## Written exercise
Return all the data below as it stands, minus the pictures.

## Given data
☆ ☆ ☆ ☆ ☆

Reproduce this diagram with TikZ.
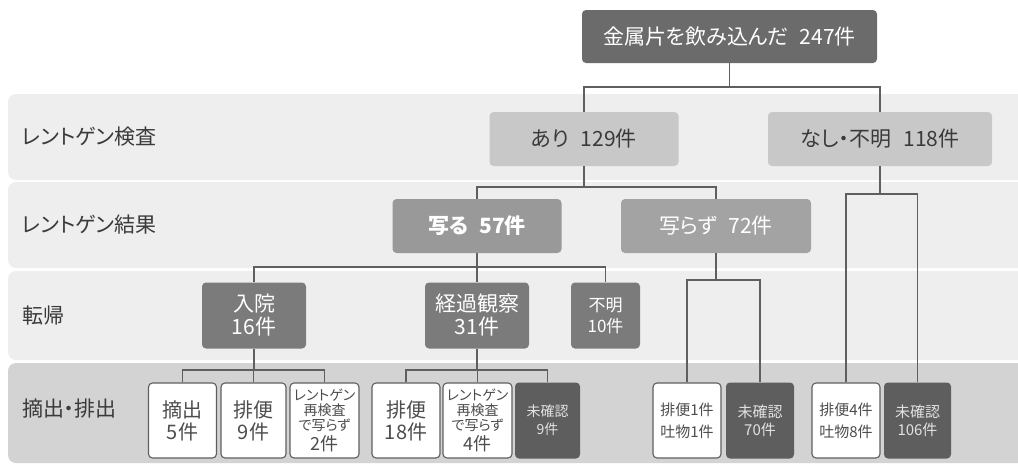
\documentclass[tikz,border=0pt]{standalone}
\usepackage{fontspec}
\setmainfont{Noto Sans CJK JP}[RawFeature=+palt]
\definecolor{topC}{HTML}{6B6B6B}
\definecolor{lightC}{HTML}{C8C8C8}
\definecolor{utsuruC}{HTML}{999999}
\definecolor{utsurazuC}{HTML}{A3A3A3}
\definecolor{midC}{HTML}{7B7B7B}
\definecolor{darkC}{HTML}{5E5E5E}
\definecolor{bandA}{HTML}{EEEEEE}
\definecolor{bandB}{HTML}{D3D3D3}
\definecolor{lineC}{HTML}{5F5F5F}
\definecolor{txtA}{HTML}{3A3A3A}
\definecolor{txtB}{HTML}{4D4D4D}
\definecolor{txtC}{HTML}{E2E2E2}
\newcommand\fs[2]{\fontsize{#1}{#2}\selectfont}
\begin{document}
\begin{tikzpicture}[x=1pt,y=-1pt,
  every node/.style={inner sep=0pt, align=center},
  bx/.style={rounded corners=4pt},
  topbox/.style={bx, fill=topC, text=white, font=\fs{21}{24}},
  lightbox/.style={bx, fill=lightC, text=txtA, font=\fs{21}{24}},
  midbox/.style={bx, fill=midC, text=white},
  whitebox/.style={bx, fill=white, draw=lineC, line width=1.1pt, text=txtB, minimum height=75pt},
  darkbox/.style={bx, fill=darkC, text=txtC, minimum height=76pt},
  rowlabel/.style={anchor=west, text=txtA, font=\fs{21}{24}},
  conn/.style={draw=lineC, line width=1.4pt},
  band/.style={fill=#1, rounded corners=8pt}
]
\useasboundingbox (0,0) rectangle (1018,464);
% bands
\path[band=bandA] (8,94) rectangle (1040,180);
\path[band=bandA] (8,182) rectangle (1040,268);
\path[band=bandA] (8,271) rectangle (1040,360);
\path[band=bandB] (8,363) rectangle (1040,463);
% row labels
\node[rowlabel] (l1) at (22,137) {レントゲン検査};
\node[rowlabel] (l2) at (22,225) {レントゲン結果};
\node[rowlabel] (l3) at (22,316) {転帰};
\node[rowlabel] (l4) at (22,409) {摘出・排出};
% level nodes
\node[topbox, minimum width=295pt, minimum height=53pt] (top) at (729.5,36.5) {金属片を飲み込んだ\hspace{11pt}247件};
\node[lightbox, minimum width=189pt, minimum height=54pt] (ari) at (584,139) {あり\hspace{12pt}129件};
\node[lightbox, minimum width=224pt, minimum height=54pt] (nashi) at (880,139) {なし・不明\hspace{12pt}118件};
\node[bx, fill=utsuruC, text=white, font=\fs{21}{24}\bfseries, minimum width=169pt, minimum height=54pt] (utsuru) at (477,226) {写る\hspace{11pt}57件};
\node[bx, fill=utsurazuC, text=white, font=\fs{21}{24}, minimum width=190pt, minimum height=54pt] (utsurazu) at (716,226) {写らず\hspace{11pt}72件};
\node[midbox, font=\fs{21}{23}, minimum width=104pt, minimum height=66pt] (nyuin) at (254,315.5) {入院\\16件};
\node[midbox, font=\fs{21}{23}, minimum width=104pt, minimum height=66pt] (keika) at (477,315.5) {経過観察\\31件};
\node[midbox, font=\fs{17}{21}, minimum width=69pt, minimum height=66pt] (fumei) at (605.5,315.5) {不明\\10件};
% bottom row
\node[whitebox, font=\fs{20}{22}, minimum width=68pt] (b1) at (182.5,420.5) {摘出\\5件};
\node[whitebox, font=\fs{20}{22}, minimum width=65pt] (b2) at (253.5,420.5) {排便\\9件};
\node[whitebox, font=\fs{14}{15}, minimum width=69pt] (b3) at (324.5,420.5) {レントゲン\\再検査\\で写らず\\[3pt]{\fs{18}{18}2件}};
\node[whitebox, font=\fs{20}{22}, minimum width=68pt] (b4) at (406,420.5) {排便\\18件};
\node[whitebox, font=\fs{14}{15}, minimum width=69pt] (b5) at (477.5,420.5) {レントゲン\\再検査\\で写らず\\[3pt]{\fs{18}{18}4件}};
\node[darkbox, font=\fs{14}{18}, minimum width=65pt] (b6) at (547.5,420.5) {未確認\\9件};
\node[whitebox, font=\fs{15}{22}, minimum width=68pt] (b7) at (687,420.5) {排便1件\\吐物1件};
\node[darkbox, font=\fs{15}{18}, minimum width=68pt] (b8) at (760,420.5) {未確認\\70件};
\node[whitebox, font=\fs{15}{22}, minimum width=68pt] (b9) at (846,420.5) {排便4件\\吐物8件};
\node[darkbox, font=\fs{15}{18}, minimum width=67pt] (b10) at (917.5,420.5) {未確認\\106件};
% junction levels
\coordinate (j1) at (0,87);
\coordinate (j2) at (0,187);
\coordinate (j3) at (0,194);
\coordinate (j4) at (0,267);
\coordinate (j5) at (0,280);
\coordinate (j6) at (0,370);
% connectors
\draw[conn] (top.south) -- (top.south |- j1);
\draw[conn] (ari.north) |- (nashi.north |- j1) -- (nashi.north);
\draw[conn] (ari.south) -- (ari.south |- j2);
\draw[conn] (utsuru.north) |- (utsurazu.north |- j2) -- (utsurazu.north);
\draw[conn] (nashi.south) -- (nashi.south |- j3);
\draw[conn] (b9.north) |- (b10.north |- j3) -- (b10.north);
\draw[conn] (utsuru.south) -- (utsuru.south |- j4);
\draw[conn] (nyuin.north) |- (fumei.north |- j4) -- (fumei.north);
\draw[conn] (keika.north) -- (keika.north |- j4);
\draw[conn] (utsurazu.south) -- (utsurazu.south |- j5);
\draw[conn] (b7.north) |- (b8.north |- j5) -- (b8.north);
\draw[conn] (nyuin.south) -- (nyuin.south |- j6);
\draw[conn] (b1.north) |- (b3.north |- j6) -- (b3.north);
\draw[conn] (b2.north) -- (b2.north |- j6);
\draw[conn] (keika.south) -- (keika.south |- j6);
\draw[conn] (b4.north) |- (b6.north |- j6) -- (b6.north);
\draw[conn] (b5.north) -- (b5.north |- j6);
\end{tikzpicture}
\end{document}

☆ ☆ ☆ ☆ ☆

## Response to the task
Reproduce this diagram with TikZ.
\documentclass[tikz,border=0pt]{standalone}
\usepackage{fontspec}
\setmainfont{Noto Sans CJK JP}[RawFeature=+palt]
\definecolor{topC}{HTML}{6B6B6B}
\definecolor{lightC}{HTML}{C8C8C8}
\definecolor{utsuruC}{HTML}{999999}
\definecolor{utsurazuC}{HTML}{A3A3A3}
\definecolor{midC}{HTML}{7B7B7B}
\definecolor{darkC}{HTML}{5E5E5E}
\definecolor{bandA}{HTML}{EEEEEE}
\definecolor{bandB}{HTML}{D3D3D3}
\definecolor{lineC}{HTML}{5F5F5F}
\definecolor{txtA}{HTML}{3A3A3A}
\definecolor{txtB}{HTML}{4D4D4D}
\definecolor{txtC}{HTML}{E2E2E2}
\newcommand\fs[2]{\fontsize{#1}{#2}\selectfont}
\begin{document}
\begin{tikzpicture}[x=1pt,y=-1pt,
  every node/.style={inner sep=0pt, align=center},
  bx/.style={rounded corners=4pt},
  topbox/.style={bx, fill=topC, text=white, font=\fs{21}{24}},
  lightbox/.style={bx, fill=lightC, text=txtA, font=\fs{21}{24}},
  midbox/.style={bx, fill=midC, text=white},
  whitebox/.style={bx, fill=white, draw=lineC, line width=1.1pt, text=txtB, minimum height=75pt},
  darkbox/.style={bx, fill=darkC, text=txtC, minimum height=76pt},
  rowlabel/.style={anchor=west, text=txtA, font=\fs{21}{24}},
  conn/.style={draw=lineC, line width=1.4pt},
  band/.style={fill=#1, rounded corners=8pt}
]
\useasboundingbox (0,0) rectangle (1018,464);
% bands
\path[band=bandA] (8,94) rectangle (1040,180);
\path[band=bandA] (8,182) rectangle (1040,268);
\path[band=bandA] (8,271) rectangle (1040,360);
\path[band=bandB] (8,363) rectangle (1040,463);
% row labels
\node[rowlabel] (l1) at (22,137) {レントゲン検査};
\node[rowlabel] (l2) at (22,225) {レントゲン結果};
\node[rowlabel] (l3) at (22,316) {転帰};
\node[rowlabel] (l4) at (22,409) {摘出・排出};
% level nodes
\node[topbox, minimum width=295pt, minimum height=53pt] (top) at (729.5,36.5) {金属片を飲み込んだ\hspace{11pt}247件};
\node[lightbox, minimum width=189pt, minimum height=54pt] (ari) at (584,139) {あり\hspace{12pt}129件};
\node[lightbox, minimum width=224pt, minimum height=54pt] (nashi) at (880,139) {なし・不明\hspace{12pt}118件};
\node[bx, fill=utsuruC, text=white, font=\fs{21}{24}\bfseries, minimum width=169pt, minimum height=54pt] (utsuru) at (477,226) {写る\hspace{11pt}57件};
\node[bx, fill=utsurazuC, text=white, font=\fs{21}{24}, minimum width=190pt, minimum height=54pt] (utsurazu) at (716,226) {写らず\hspace{11pt}72件};
\node[midbox, font=\fs{21}{23}, minimum width=104pt, minimum height=66pt] (nyuin) at (254,315.5) {入院\\16件};
\node[midbox, font=\fs{21}{23}, minimum width=104pt, minimum height=66pt] (keika) at (477,315.5) {経過観察\\31件};
\node[midbox, font=\fs{17}{21}, minimum width=69pt, minimum height=66pt] (fumei) at (605.5,315.5) {不明\\10件};
% bottom row
\node[whitebox, font=\fs{20}{22}, minimum width=68pt] (b1) at (182.5,420.5) {摘出\\5件};
\node[whitebox, font=\fs{20}{22}, minimum width=65pt] (b2) at (253.5,420.5) {排便\\9件};
\node[whitebox, font=\fs{14}{15}, minimum width=69pt] (b3) at (324.5,420.5) {レントゲン\\再検査\\で写らず\\[3pt]{\fs{18}{18}2件}};
\node[whitebox, font=\fs{20}{22}, minimum width=68pt] (b4) at (406,420.5) {排便\\18件};
\node[whitebox, font=\fs{14}{15}, minimum width=69pt] (b5) at (477.5,420.5) {レントゲン\\再検査\\で写らず\\[3pt]{\fs{18}{18}4件}};
\node[darkbox, font=\fs{14}{18}, minimum width=65pt] (b6) at (547.5,420.5) {未確認\\9件};
\node[whitebox, font=\fs{15}{22}, minimum width=68pt] (b7) at (687,420.5) {排便1件\\吐物1件};
\node[darkbox, font=\fs{15}{18}, minimum width=68pt] (b8) at (760,420.5) {未確認\\70件};
\node[whitebox, font=\fs{15}{22}, minimum width=68pt] (b9) at (846,420.5) {排便4件\\吐物8件};
\node[darkbox, font=\fs{15}{18}, minimum width=67pt] (b10) at (917.5,420.5) {未確認\\106件};
% junction levels
\coordinate (j1) at (0,87);
\coordinate (j2) at (0,187);
\coordinate (j3) at (0,194);
\coordinate (j4) at (0,267);
\coordinate (j5) at (0,280);
\coordinate (j6) at (0,370);
% connectors
\draw[conn] (top.south) -- (top.south |- j1);
\draw[conn] (ari.north) |- (nashi.north |- j1) -- (nashi.north);
\draw[conn] (ari.south) -- (ari.south |- j2);
\draw[conn] (utsuru.north) |- (utsurazu.north |- j2) -- (utsurazu.north);
\draw[conn] (nashi.south) -- (nashi.south |- j3);
\draw[conn] (b9.north) |- (b10.north |- j3) -- (b10.north);
\draw[conn] (utsuru.south) -- (utsuru.south |- j4);
\draw[conn] (nyuin.north) |- (fumei.north |- j4) -- (fumei.north);
\draw[conn] (keika.north) -- (keika.north |- j4);
\draw[conn] (utsurazu.south) -- (utsurazu.south |- j5);
\draw[conn] (b7.north) |- (b8.north |- j5) -- (b8.north);
\draw[conn] (nyuin.south) -- (nyuin.south |- j6);
\draw[conn] (b1.north) |- (b3.north |- j6) -- (b3.north);
\draw[conn] (b2.north) -- (b2.north |- j6);
\draw[conn] (keika.south) -- (keika.south |- j6);
\draw[conn] (b4.north) |- (b6.north |- j6) -- (b6.north);
\draw[conn] (b5.north) -- (b5.north |- j6);
\end{tikzpicture}
\end{document}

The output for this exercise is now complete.